What you are asked to do:
Leave out any picture and return the remaining listing below exactly as given.

Raw data:
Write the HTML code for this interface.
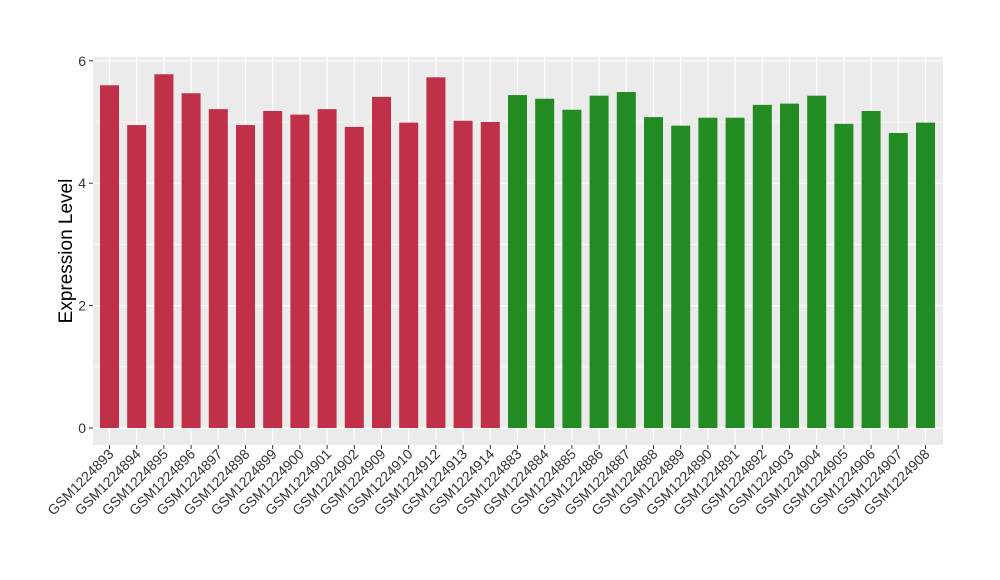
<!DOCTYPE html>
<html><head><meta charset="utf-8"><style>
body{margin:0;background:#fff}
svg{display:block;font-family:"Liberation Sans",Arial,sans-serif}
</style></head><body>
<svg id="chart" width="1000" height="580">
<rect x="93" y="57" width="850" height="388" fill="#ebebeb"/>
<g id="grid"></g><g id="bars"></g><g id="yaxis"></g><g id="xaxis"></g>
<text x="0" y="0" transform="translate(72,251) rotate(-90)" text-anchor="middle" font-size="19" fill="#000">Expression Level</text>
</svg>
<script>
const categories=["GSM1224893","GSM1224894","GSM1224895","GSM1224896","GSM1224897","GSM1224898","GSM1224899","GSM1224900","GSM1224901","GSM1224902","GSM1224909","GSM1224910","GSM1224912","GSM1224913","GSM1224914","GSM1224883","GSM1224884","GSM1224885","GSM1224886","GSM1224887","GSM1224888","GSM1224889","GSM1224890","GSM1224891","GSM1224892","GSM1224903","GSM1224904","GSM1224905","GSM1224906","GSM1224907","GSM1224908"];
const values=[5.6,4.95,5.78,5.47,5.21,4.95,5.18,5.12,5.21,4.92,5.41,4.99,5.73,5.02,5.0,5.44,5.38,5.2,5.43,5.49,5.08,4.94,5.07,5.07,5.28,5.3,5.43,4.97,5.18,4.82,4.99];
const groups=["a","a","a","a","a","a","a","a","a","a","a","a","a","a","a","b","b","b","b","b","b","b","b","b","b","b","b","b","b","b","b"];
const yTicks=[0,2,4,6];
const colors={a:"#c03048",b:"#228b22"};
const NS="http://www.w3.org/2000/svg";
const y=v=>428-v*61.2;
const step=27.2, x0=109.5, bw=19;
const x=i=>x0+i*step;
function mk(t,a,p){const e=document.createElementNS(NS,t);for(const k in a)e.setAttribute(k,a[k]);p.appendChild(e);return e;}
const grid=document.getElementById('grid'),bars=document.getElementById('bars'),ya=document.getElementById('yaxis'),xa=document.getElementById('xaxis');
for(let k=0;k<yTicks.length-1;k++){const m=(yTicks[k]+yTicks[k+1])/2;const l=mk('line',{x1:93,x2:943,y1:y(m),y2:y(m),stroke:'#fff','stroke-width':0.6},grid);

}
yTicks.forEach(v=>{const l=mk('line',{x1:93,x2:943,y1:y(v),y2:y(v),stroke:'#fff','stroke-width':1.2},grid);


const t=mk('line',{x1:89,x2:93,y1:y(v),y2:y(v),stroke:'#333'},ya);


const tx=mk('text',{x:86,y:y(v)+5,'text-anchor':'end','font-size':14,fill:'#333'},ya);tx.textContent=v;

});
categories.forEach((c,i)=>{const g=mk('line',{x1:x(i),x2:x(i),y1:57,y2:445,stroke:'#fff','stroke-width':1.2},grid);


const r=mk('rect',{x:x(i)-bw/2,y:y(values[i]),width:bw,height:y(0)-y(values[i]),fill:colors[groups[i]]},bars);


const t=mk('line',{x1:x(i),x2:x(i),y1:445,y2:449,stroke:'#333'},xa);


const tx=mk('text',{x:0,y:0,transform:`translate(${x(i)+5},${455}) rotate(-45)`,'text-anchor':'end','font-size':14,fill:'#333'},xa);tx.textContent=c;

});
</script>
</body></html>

Problem solution:
Write the HTML code for this interface.
<!DOCTYPE html>
<html><head><meta charset="utf-8"><style>
body{margin:0;background:#fff}
svg{display:block;font-family:"Liberation Sans",Arial,sans-serif}
</style></head><body>
<svg id="chart" width="1000" height="580">
<rect x="93" y="57" width="850" height="388" fill="#ebebeb"/>
<g id="grid"></g><g id="bars"></g><g id="yaxis"></g><g id="xaxis"></g>
<text x="0" y="0" transform="translate(72,251) rotate(-90)" text-anchor="middle" font-size="19" fill="#000">Expression Level</text>
</svg>
<script>
const categories=["GSM1224893","GSM1224894","GSM1224895","GSM1224896","GSM1224897","GSM1224898","GSM1224899","GSM1224900","GSM1224901","GSM1224902","GSM1224909","GSM1224910","GSM1224912","GSM1224913","GSM1224914","GSM1224883","GSM1224884","GSM1224885","GSM1224886","GSM1224887","GSM1224888","GSM1224889","GSM1224890","GSM1224891","GSM1224892","GSM1224903","GSM1224904","GSM1224905","GSM1224906","GSM1224907","GSM1224908"];
const values=[5.6,4.95,5.78,5.47,5.21,4.95,5.18,5.12,5.21,4.92,5.41,4.99,5.73,5.02,5.0,5.44,5.38,5.2,5.43,5.49,5.08,4.94,5.07,5.07,5.28,5.3,5.43,4.97,5.18,4.82,4.99];
const groups=["a","a","a","a","a","a","a","a","a","a","a","a","a","a","a","b","b","b","b","b","b","b","b","b","b","b","b","b","b","b","b"];
const yTicks=[0,2,4,6];
const colors={a:"#c03048",b:"#228b22"};
const NS="http://www.w3.org/2000/svg";
const y=v=>428-v*61.2;
const step=27.2, x0=109.5, bw=19;
const x=i=>x0+i*step;
function mk(t,a,p){const e=document.createElementNS(NS,t);for(const k in a)e.setAttribute(k,a[k]);p.appendChild(e);return e;}
const grid=document.getElementById('grid'),bars=document.getElementById('bars'),ya=document.getElementById('yaxis'),xa=document.getElementById('xaxis');
for(let k=0;k<yTicks.length-1;k++){const m=(yTicks[k]+yTicks[k+1])/2;const l=mk('line',{x1:93,x2:943,y1:y(m),y2:y(m),stroke:'#fff','stroke-width':0.6},grid);

}
yTicks.forEach(v=>{const l=mk('line',{x1:93,x2:943,y1:y(v),y2:y(v),stroke:'#fff','stroke-width':1.2},grid);


const t=mk('line',{x1:89,x2:93,y1:y(v),y2:y(v),stroke:'#333'},ya);


const tx=mk('text',{x:86,y:y(v)+5,'text-anchor':'end','font-size':14,fill:'#333'},ya);tx.textContent=v;

});
categories.forEach((c,i)=>{const g=mk('line',{x1:x(i),x2:x(i),y1:57,y2:445,stroke:'#fff','stroke-width':1.2},grid);


const r=mk('rect',{x:x(i)-bw/2,y:y(values[i]),width:bw,height:y(0)-y(values[i]),fill:colors[groups[i]]},bars);


const t=mk('line',{x1:x(i),x2:x(i),y1:445,y2:449,stroke:'#333'},xa);


const tx=mk('text',{x:0,y:0,transform:`translate(${x(i)+5},${455}) rotate(-45)`,'text-anchor':'end','font-size':14,fill:'#333'},xa);tx.textContent=c;

});
</script>
</body></html>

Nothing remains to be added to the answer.